Eduardo Conceição

Personal information
- Full name: Eduardo Conceição Silva
- Date of birth: 7 December 2009 (age 16)
- Place of birth: São Paulo, Brazil
- Height: 1.80 m (5 ft 11 in)
- Position: Forward

Team information
- Current team: Palmeiras

Youth career
- 2018–: Palmeiras

Senior career*
- Years: Team / Apps / (Gls)
- 2026–: Palmeiras / 0 / (0)

International career^{‡}
- 2026–: Brazil U17 / 2 / (1)

= Eduardo Conceição =

Brazilian footballer (born 2009)

Eduardo Conceição Silva (born 7 December 2009), often nicknamed Dudú, is a Brazilian professional footballer who plays as a forward for Palmeiras.

== Club career ==

Born in São Paulo, Conceição is a youth product of Palmeiras, joining the club in 2018 and first playing futsal with the Campeonato Brasileiro club.
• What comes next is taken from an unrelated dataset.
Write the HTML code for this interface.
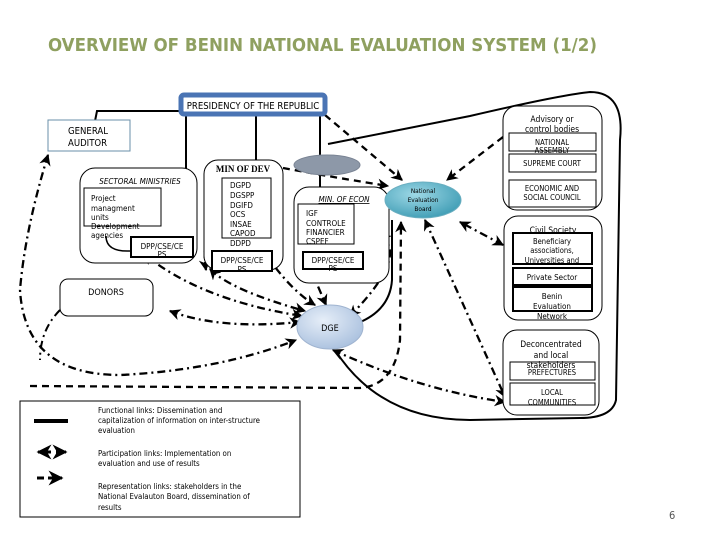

In January 2026, he signed his first professional contract with Palmeiras, just days after scoring a haul in the Copinha. Despite being the youngest player in the squad, he was a standout in the under-20 competition.

While still yet to make his senior debut, he earned wide European coverage, reporting interest from several big Champions League clubs.

On 31 May 2026, following 11 absences in the squad, he was named to Palmeiras' first-team squad for the first time, remaining on the bench in a 1–0 victory over Chapecoense in the Campeonato Brasileiro.

== International career ==

Conceição is a youth international for Brazil, being selected in the under-17 for the South American Championship in January 2026.

== Style of play ==

Conceição is described as a skilled footballer with coordination and speed, a right-footed forward able to play in every position of the front three.